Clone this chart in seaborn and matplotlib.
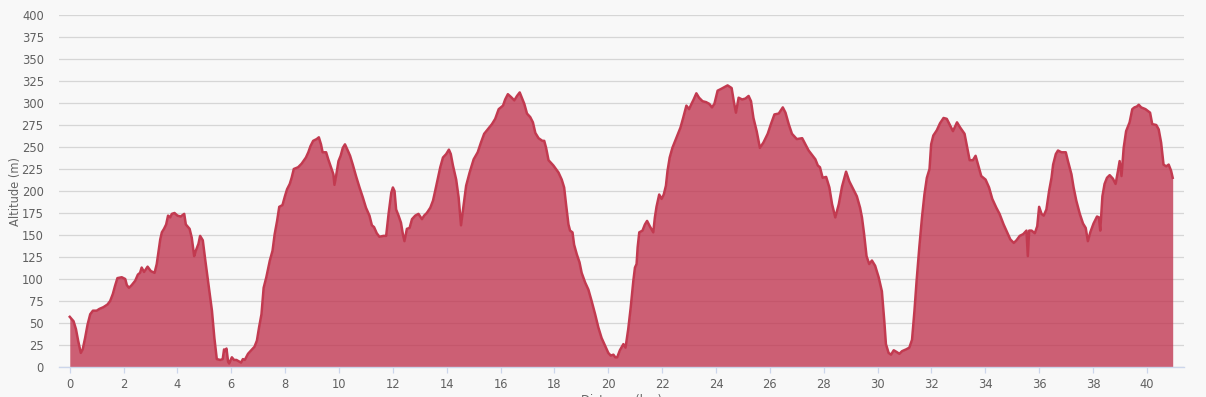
import matplotlib
matplotlib.use("Agg")
import matplotlib.pyplot as plt
import seaborn as sns
import numpy as np

distance_km = [
    0, 0.14, 0.23, 0.31, 0.41, 0.48, 0.57, 0.66, 0.76, 0.86, 1.0, 1.1, 1.25, 1.4, 1.5, 1.6, 1.68, 1.77, 1.93, 2.06,
    2.12, 2.2, 2.3, 2.43, 2.53, 2.61, 2.67, 2.76, 2.89, 3.01, 3.15, 3.23, 3.36, 3.42, 3.5, 3.58, 3.65, 3.73, 3.79, 3.89,
    4.0, 4.12, 4.25, 4.31, 4.45, 4.53, 4.62, 4.68, 4.78, 4.84, 4.94, 5.03, 5.15, 5.28, 5.37, 5.46, 5.59, 5.68,
    5.73, 5.77, 5.82, 5.88, 5.92, 6.02, 6.1, 6.19, 6.3, 6.36, 6.43, 6.5, 6.62, 6.74, 6.86, 6.95, 7.03, 7.12, 7.2, 7.3,
    7.43, 7.53, 7.61, 7.7, 7.78, 7.9, 7.99, 8.07, 8.17, 8.24, 8.32, 8.48, 8.61, 8.77, 8.86, 8.94, 9.04, 9.17, 9.25, 9.33,
    9.39, 9.52, 9.6, 9.7, 9.79, 9.83, 9.89, 9.98, 10.06, 10.14, 10.22, 10.31, 10.41, 10.51, 10.63, 10.76, 10.88, 11.0,
    11.13, 11.22, 11.3, 11.4, 11.5, 11.65, 11.75, 11.84, 11.94, 12.0, 12.06, 12.12, 12.21, 12.3, 12.37, 12.43, 12.52,
    12.62, 12.71, 12.83, 12.95, 13.08, 13.16, 13.26, 13.39, 13.49, 13.57, 13.66, 13.76, 13.86, 13.98, 14.08, 14.15,
    14.23, 14.35, 14.44, 14.53, 14.63, 14.72, 14.85, 15.0, 15.15, 15.27, 15.39, 15.52, 15.68, 15.8, 15.93, 16.09, 16.17,
    16.27, 16.38, 16.51, 16.61, 16.71, 16.79, 16.88, 16.98, 17.1, 17.2, 17.29, 17.41, 17.55, 17.62, 17.69, 17.78,
    17.96, 18.15, 18.27, 18.36, 18.43, 18.52, 18.58, 18.67, 18.73, 18.83, 18.93, 19.01, 19.14, 19.26, 19.38, 19.51,
    19.63, 19.75, 19.88, 20.0, 20.09, 20.19, 20.26, 20.33, 20.43, 20.56, 20.64, 20.74, 20.83, 20.93, 20.99, 21.05,
    21.09, 21.15, 21.27, 21.36, 21.44, 21.54, 21.67, 21.73, 21.79, 21.89, 21.98, 22.06, 22.14, 22.2, 22.28, 22.38,
    22.51, 22.59, 22.68, 22.78, 22.9, 23.0, 23.09, 23.17, 23.27, 23.37, 23.5, 23.63, 23.75, 23.85, 23.94, 24.06, 24.19,
    24.31, 24.43, 24.58, 24.66, 24.74, 24.84, 24.97, 25.09, 25.21, 25.3, 25.39, 25.51, 25.63, 25.76, 25.92, 26.04,
    26.17, 26.33, 26.48, 26.58, 26.7, 26.82, 27.0, 27.2, 27.32, 27.44, 27.59, 27.69, 27.78, 27.86, 27.96, 28.09, 28.21,
    28.31, 28.43, 28.56, 28.68, 28.83, 28.95, 29.1, 29.23, 29.35, 29.42, 29.5, 29.59, 29.69, 29.79, 29.91, 30.04,
    30.16, 30.25, 30.31, 30.41, 30.5, 30.6, 30.71, 30.81, 30.91, 31.06, 31.18, 31.28, 31.37, 31.45, 31.55, 31.65,
    31.74, 31.83, 31.93, 31.99, 32.07, 32.2, 32.32, 32.45, 32.57, 32.67, 32.8, 32.95, 33.07, 33.23, 33.32, 33.42,
    33.54, 33.64, 33.73, 33.85, 34.01, 34.14, 34.26, 34.41, 34.53, 34.68, 34.81, 34.93, 35.06, 35.16, 35.28, 35.41,
    35.53, 35.58, 35.63, 35.72, 35.84, 35.93, 36.0, 36.09, 36.17, 36.27, 36.37, 36.46, 36.52, 36.62, 36.7, 36.83,
    36.99, 37.07, 37.2, 37.28, 37.38, 37.51, 37.63, 37.73, 37.81, 37.9, 38.02, 38.15, 38.22, 38.27, 38.35, 38.43,
    38.52, 38.62, 38.74, 38.84, 38.93, 38.99, 39.06, 39.14, 39.23, 39.36, 39.46, 39.54, 39.63, 39.7, 39.79, 39.95,
    40.12, 40.2, 40.35, 40.44, 40.53, 40.62, 40.72, 40.81, 40.9, 40.96,
]

altitude_m = [
    57, 52, 43, 30, 16, 20, 33, 48, 60, 64, 64, 66, 68, 71, 75, 83, 92, 101, 102, 100,
    93, 90, 93, 98, 105, 107, 113, 108, 114, 109, 107, 117, 145, 153, 157, 162, 172, 170, 174, 175,
    172, 171, 174, 162, 157, 147, 126, 132, 140, 149, 144, 122, 94, 64, 33, 9, 8, 9,
    20, 18, 21, 6, 4, 11, 8, 8, 6, 5, 9, 8, 15, 19, 23, 30, 45, 60, 90, 102,
    121, 132, 151, 166, 182, 184, 194, 202, 208, 215, 225, 227, 231, 238, 244, 251, 257, 259, 261, 253,
    244, 244, 236, 227, 219, 207, 217, 234, 240, 249, 253, 247, 240, 230, 217, 204, 193, 181,
    172, 161, 159, 152, 148, 149, 149, 174, 198, 204, 200, 179, 172, 164, 151, 143, 157,
    158, 168, 172, 174, 168, 172, 175, 181, 189, 200, 213, 227, 238, 242, 247, 242,
    229, 213, 193, 161, 185, 206, 221, 236, 244, 255, 265, 270, 276, 282, 293, 297, 304,
    310, 307, 303, 308, 312, 306, 299, 288, 284, 278, 266, 260, 257, 257, 249, 235,
    229, 221, 213, 204, 185, 162, 155, 153, 139, 128, 119, 107, 96, 88, 75, 60,
    45, 33, 24, 16, 13, 14, 11, 11, 19, 26, 22, 43, 67, 98, 113, 117,
    136, 153, 155, 162, 166, 160, 153, 170, 182, 196, 191, 196, 206, 223, 238, 249,
    259, 265, 272, 283, 297, 293, 299, 304, 311, 306, 302, 301, 299, 295, 299, 314, 316,
    318, 320, 317, 302, 289, 306, 304, 305, 308, 302, 283, 268, 249, 255, 265, 276,
    287, 288, 295, 289, 276, 265, 259, 260, 253, 246, 240, 236, 229, 227, 215, 216, 204,
    185, 170, 185, 205, 222, 211, 202, 194, 181, 170, 151, 126, 117, 121, 115, 102,
    86, 52, 26, 16, 14, 19, 17, 15, 18, 20, 22, 31, 64, 98, 136, 170,
    196, 215, 225, 253, 263, 269, 277, 283, 282, 276, 268, 278, 272, 265, 251, 235,
    235, 240, 230, 217, 213, 204, 191, 181, 174, 162, 153, 145, 141, 144, 149, 151,
    155, 126, 155, 155, 152, 160, 182, 174, 172, 179, 200, 215, 230, 242, 246, 244,
    244, 234, 219, 204, 189, 174, 163, 158, 143, 153, 163, 171, 170, 155, 194, 208,
    215, 218, 214, 208, 223, 234, 217, 249, 268, 278, 293, 295, 296, 298, 295, 293,
    289, 276, 275, 270, 255, 230, 228, 230, 223, 215,
]

x_ticks = list(range(0, 42, 2))
y_ticks = list(range(0, 425, 25))

W, H = 1206, 397
fig = plt.figure(figsize=(W / 100, H / 100), dpi=100)
fig.patch.set_facecolor("#f8f8f8")
ax = fig.add_axes([59 / W, 1 - 367 / H, (1184 - 59) / W, (367 - 15) / H])
ax.set_facecolor("#f8f8f8")

ax.fill_between(distance_km, altitude_m, 0, color="#c0344f", alpha=0.78, linewidth=0, zorder=2)
sns.lineplot(x=distance_km, y=altitude_m, ax=ax, color="#c23a50", linewidth=1.8,
             estimator=None, sort=False, zorder=3)

ax.set_xlim(-0.40, 41.38)
ax.set_ylim(0, 400)
ax.set_xticks(x_ticks)
ax.set_yticks(y_ticks)
ax.set_xticklabels([str(t) for t in x_ticks])
ax.set_yticklabels([str(t) for t in y_ticks])

ax.set_axisbelow(True)
ax.yaxis.grid(True, color="#d6d6d6", linewidth=0.9, zorder=0)
ax.xaxis.grid(False)
for s in ["top", "right", "left"]:
    ax.spines[s].set_visible(False)
ax.spines["bottom"].set_color("#ccd6eb")
ax.spines["bottom"].set_linewidth(1.0)
ax.spines["bottom"].set_zorder(4)

ax.tick_params(axis="y", length=0, pad=11, labelsize=8.3, labelcolor="#606060")
ax.tick_params(axis="x", length=4, width=0.9, color="#ccd6eb", pad=4, labelsize=8.3, labelcolor="#606060")

ax.set_ylabel("Altitude (m)", fontsize=8.3, color="#666666")
ax.yaxis.set_label_coords(-0.033, 0.5)
ax.set_xlabel("Distance (km)", fontsize=8.3, color="#666666")
ax.xaxis.set_label_coords(0.5, -0.077)
ax.xaxis.label.set_va("top")

fig.savefig("out.png", dpi=100, facecolor=fig.get_facecolor())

__What needs to be done__
Transcribe exactly, with no pictures, the lines running from the first line of the material through the line holding "import numpy as np".

__Task response__
Clone this chart in seaborn and matplotlib.
import matplotlib
matplotlib.use("Agg")
import matplotlib.pyplot as plt
import seaborn as sns
import numpy as np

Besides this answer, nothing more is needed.